For sure, S Chand is an old and well-established brand but it doesn’t appear that end users have much brand preference of their own. Mostly, students and their parents go by what the school decides. With little loyalty in the K-12 textbook business, the associated lines of competitive exams and early learning are getting strong competition from online and digital channels. S Chand is expanding its footprint in these areas as well but as it happens with new lines, past performance is no guarantee of future.

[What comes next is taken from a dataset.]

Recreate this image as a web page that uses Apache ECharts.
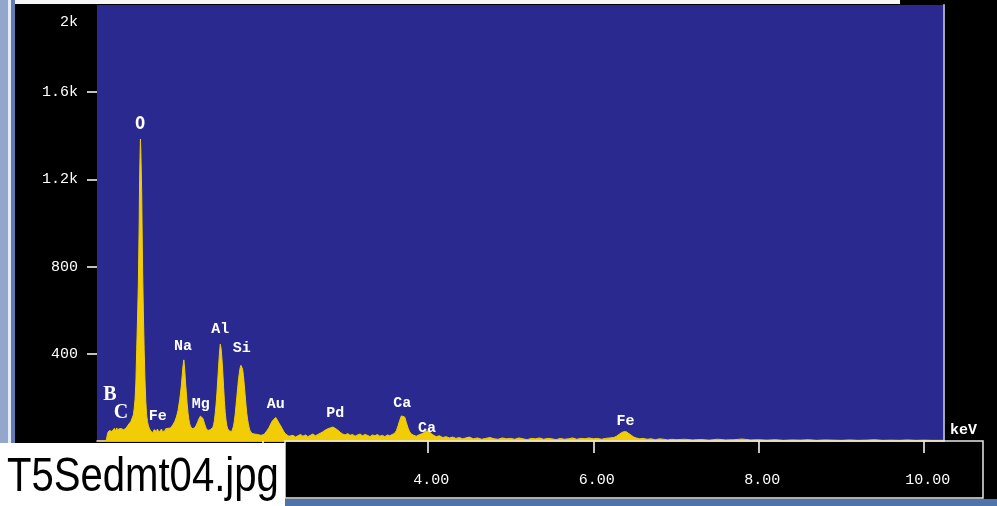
<!DOCTYPE html>
<html><head><meta charset="utf-8">
<script src="https://cdn.jsdelivr.net/npm/echarts@6/dist/echarts.min.js"></script>
<style>html,body{margin:0;padding:0;background:#000;}#c{width:997px;height:506px;}</style>
</head><body><div id="c"></div>
<script>
// Spectrum (energy in keV, counts)
const energyKeV = [
 0,0.11,0.12,0.13,0.14,0.15,0.16,0.17,0.18,0.19,0.20,0.21,0.22,0.23,0.24,0.25,0.26,0.27,0.28,0.29,
 0.30,0.31,0.32,0.33,0.34,0.35,0.36,0.37,0.38,0.39,0.40,0.41,0.42,0.43,0.44,0.45,0.46,0.47,0.48,0.49,
 0.50,0.51,0.515,0.52,0.525,0.53,0.54,0.55,0.56,0.57,0.58,0.59,0.60,0.61,0.62,0.63,0.64,
 0.65,0.66,0.67,0.68,0.69,0.70,0.71,0.72,0.73,0.74,0.75,0.76,0.77,0.78,0.79,0.80,0.81,0.82,0.83,0.84,
 0.85,0.86,0.87,0.88,0.89,0.90,0.91,0.92,0.93,0.94,0.95,0.96,0.97,0.98,0.99,1.00,1.01,1.02,1.03,1.04,
 1.05,1.06,1.07,1.08,1.09,1.10,1.11,1.12,1.13,1.14,1.15,1.16,1.17,1.18,1.19,1.20,1.21,1.22,1.23,1.24,
 1.25,1.26,1.27,1.28,1.29,1.30,1.31,1.32,1.33,1.34,1.35,1.36,1.37,1.38,1.39,1.40,1.41,1.42,1.43,1.44,
 1.45,1.46,1.47,1.48,1.49,1.50,1.51,1.52,1.53,1.54,1.55,1.56,1.57,1.58,1.59,1.60,1.61,1.62,1.63,1.64,
 1.65,1.66,1.67,1.68,1.69,1.70,1.71,1.72,1.73,1.74,1.75,1.76,1.77,1.78,1.79,1.80,1.81,1.82,1.83,1.84,
 1.85,1.86,1.87,1.88,1.90,1.92,1.94,1.96,1.98,2.00,2.02,2.04,2.06,2.08,2.10,2.12,2.14,2.16,2.18,2.20,
 2.22,2.24,2.26,2.28,2.30,2.32,2.34,2.37,2.40,2.43,2.46,2.49,2.52,2.55,2.58,2.61,2.64,2.67,2.70,2.73,
 2.76,2.79,2.82,2.85,2.88,2.91,2.94,2.97,3.00,3.03,3.06,3.09,3.12,3.15,3.18,3.21,3.24,3.27,3.30,3.33,
 3.36,3.39,3.42,3.45,3.48,3.51,3.54,3.57,3.60,3.62,3.64,3.66,3.68,3.70,3.72,3.74,3.76,3.78,3.80,3.83,
 3.86,3.89,3.92,3.95,3.98,4.01,4.04,4.07,4.10,4.14,4.18,4.22,4.26,4.30,4.34,4.38,4.42,4.46,4.50,4.55,
 4.60,4.65,4.70,4.75,4.80,4.85,4.90,4.95,5.00,5.05,5.10,5.15,5.20,5.25,5.30,5.35,5.40,5.45,5.50,5.55,
 5.60,5.65,5.70,5.75,5.80,5.85,5.90,5.95,6.00,6.05,6.10,6.15,6.20,6.25,6.28,6.31,6.34,6.37,6.40,6.43,
 6.46,6.49,6.52,6.56,6.60,6.65,6.70,6.75,6.80,6.85,6.90,6.95,7.00,7.10,7.20,7.30,7.40,7.50,7.60,7.70,
 7.80,7.90,8.00,8.10,8.20,8.30,8.40,8.50,8.60,8.70,8.80,8.90,9.00,9.10,9.20,9.30,9.40,9.50,9.60,9.70,
 9.80,9.90,10.00,10.10,10.24
];
const counts = [
 0,0,20,38,30,48,42,55,44,52,40,58,46,50,60,45,55,62,48,57,
 50,60,52,56,48,58,62,70,66,80,75,90,85,110,120,150,190,270,420,560,
 720,1000,1200,1300,1385,1330,1150,820,600,420,280,180,120,90,72,60,52,
 45,50,42,38,52,58,46,44,55,50,40,36,48,55,44,50,42,46,56,52,
 48,58,54,62,60,68,66,76,80,90,98,110,125,140,165,190,220,255,300,345,
 372,330,270,220,170,130,100,80,68,60,56,52,55,60,64,72,80,90,100,108,
 114,116,112,104,92,80,68,58,52,48,50,46,52,48,55,62,75,95,130,170,
 220,280,340,400,444,425,380,320,250,185,130,95,70,56,50,46,42,40,44,52,
 68,90,120,160,200,240,280,310,335,347,345,330,300,260,215,170,130,100,78,60,
 48,40,36,34,32,28,30,24,26,22,30,38,50,62,78,92,100,108,96,82,
 70,56,42,32,26,22,20,26,18,24,30,22,28,20,26,32,24,30,36,42,
 50,56,60,64,58,50,40,32,28,34,26,30,22,28,32,24,30,26,20,28,
 24,30,22,26,20,28,24,30,36,48,70,95,115,124,110,85,60,42,32,26,
 22,28,32,38,45,46,34,26,20,24,16,20,14,18,12,16,10,14,18,10,
 14,8,12,16,10,8,14,10,12,8,14,10,6,12,10,14,8,12,10,6,
 12,8,10,14,8,12,10,14,10,12,8,12,14,16,22,30,38,43,42,34,
 26,18,14,10,12,8,10,6,10,8,5,8,6,8,5,7,4,8,5,6,
 9,5,6,4,6,3,5,4,6,3,5,4,3,5,3,4,6,3,4,3,
 5,3,4,3,3
];
// Axis ticks / labels
const yTickValues = [400, 800, 1200, 1600];
const yLabelValues = [400, 800, 1200, 1600, 2000];
const xTickValues = [2, 4, 6, 8, 10];
const xLabelValues = [4, 6, 8, 10];
// Peak labels (element, energy keV, label height in counts)
const peakNames = ['B', 'C', 'O', 'Fe', 'Na', 'Mg', 'Al', 'Si', 'Au', 'Pd', 'Ca', 'Ca', 'Fe'];
const peakLabelKeV = [0.155, 0.29, 0.52, 0.735, 1.04, 1.255, 1.49, 1.75, 2.16, 2.88, 3.69, 3.99, 6.39];
const peakLabelCounts = [211, 128, 1450, 115, 436, 170, 514, 427, 170, 128, 174, 60, 92];
const fileName = 'T5Sedmt04.jpg';
const unitName = 'keV';

const spectrum = energyKeV.map((e, i) => [e, counts[i]]);
const labelData = peakNames.map((n, i) => {
  const item = { name: n, value: [peakLabelKeV[i], peakLabelCounts[i]] };
  if (n === 'B' || n === 'C') item.label = { fontFamily: 'Liberation Serif', fontSize: 20, fontWeight: 'bold' };
  if (n === 'O') item.label = { fontFamily: 'DejaVu Sans Mono', fontSize: 17, fontWeight: 'bold' };
  return item;
});

const chart = echarts.init(document.getElementById('c'), null, { renderer: 'canvas' });
const yellow = '#f2cd06';
const monoFont = 'Liberation Mono';
chart.setOption({
  backgroundColor: '#000000',
  animation: false,
  grid: { left: 97, right: 53, top: 5, bottom: 65, show: true, backgroundColor: '#29298f', borderWidth: 0 },
  xAxis: {
    type: 'value', min: 0, max: 10.24, interval: 2,
    name: unitName, nameLocation: 'end', nameGap: 6,
    nameTextStyle: { color: '#ffffff', fontFamily: monoFont, fontWeight: 'bold', fontSize: 15, verticalAlign: 'bottom', padding: [0, 0, 3, 0] },
    axisLine: { show: true, lineStyle: { color: '#e8e8e8', width: 1.5 } },
    axisTick: { show: true, length: 12, inside: false, customValues: xTickValues, lineStyle: { color: '#ffffff', width: 1.5 } },
    axisLabel: { customValues: xLabelValues, margin: 32, color: '#ffffff', fontFamily: monoFont, fontSize: 15, padding: [0, 0, 0, 7], formatter: v => v.toFixed(2) },
    splitLine: { show: false }
  },
  yAxis: [{
    type: 'value', min: 0, max: 2000, interval: 400,
    axisLine: { show: false },
    axisTick: { show: true, length: 10, inside: false, customValues: yTickValues, lineStyle: { color: '#ffffff', width: 1.5 } },
    axisLabel: {
      customValues: yLabelValues, margin: 19, color: '#ffffff', fontFamily: monoFont, fontSize: 15,
      formatter: v => v === 2000 ? '{top|2k}' : (v >= 1000 ? (v / 1000) + 'k' : String(v)),
      rich: { top: { padding: [34, 0, 0, 0], color: '#ffffff', fontFamily: monoFont, fontSize: 15 } }
    },
    splitLine: { show: false }
  }, {
    type: 'value', min: 0, max: 2000, position: 'right',
    axisLine: { show: true, lineStyle: { color: '#a2a6bc', width: 2 } },
    axisTick: { show: false }, axisLabel: { show: false }, splitLine: { show: false }
  }],
  series: [{
    type: 'line', data: spectrum, showSymbol: false, symbol: 'none', sampling: 'none',
    lineStyle: { color: yellow, width: 1 },
    areaStyle: { color: yellow, opacity: 1 },
    z: 2
  }, {
    type: 'scatter', data: labelData, symbolSize: 1, itemStyle: { color: 'rgba(0,0,0,0)', opacity: 1 },
    label: { show: true, position: 'inside', formatter: '{b}', color: '#ffffff', opacity: 1, fontFamily: monoFont, fontWeight: 'bold', fontSize: 15 },
    z: 5
  }],
  graphic: [
    { type: 'rect', z: 50, shape: { x: 0, y: 0, width: 900, height: 4 }, style: { fill: '#f6f6f6' } },
    { type: 'rect', z: 50, shape: { x: 0, y: 0, width: 8, height: 443 }, style: { fill: '#93a6cc' } },
    { type: 'rect', z: 50, shape: { x: 8, y: 0, width: 3, height: 443 }, style: { fill: '#e6ebf5' } },
    { type: 'rect', z: 50, shape: { x: 11, y: 0, width: 4, height: 443 }, style: { fill: '#5f7cb4' } },
    { type: 'rect', z: 50, shape: { x: 285, y: 441, width: 698, height: 57 }, style: { fill: 'none', stroke: '#e8e8e8', lineWidth: 1.5 } },
    { type: 'rect', z: 50, shape: { x: 0, y: 499, width: 997, height: 7 }, style: { fill: '#4e73ad' } },
    { type: 'rect', z: 100, shape: { x: 0, y: 443, width: 285, height: 63 }, style: { fill: '#ffffff' } },
    { type: 'text', z: 101, x: 7, y: 478, scaleX: 0.835, style: { text: fileName, x: 0, y: 0, fill: '#000000', font: '48px "Liberation Sans"', verticalAlign: 'middle', align: 'left' } }
  ]
});
</script>
</body></html>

Another important aspect we found in S Chand IPO review is that it sold shares to IFC at the rate of INR392 apiece. Although IFC is not participating in the IPO, we find it difficult to understand how this IPO has been priced at nearly 71% mark-up over the last transaction in a gap of just 17 months. Everstone’s average cost of acquisition is lower at INR270 per share for investment which was spread over several years starting from 2012. As such, IFC paid a premium of just 45% over Everstone’s cost but IPO investors are being asked to shell out a premium of 71%. Beats us totally and actually reminds of ICICI Prudential Life Insurance IPO which remained below its allotment price for long after listing.
In conclusion of S Chand IPO review, we feel the IPO is priced quite high and leaves little on the table for IPO investors. Given the current state of Indian markets, the IPO is likely to sail through easily. However, any shock coming from French elections or elsewhere can now cause a selloff and investors can get trapped in that event.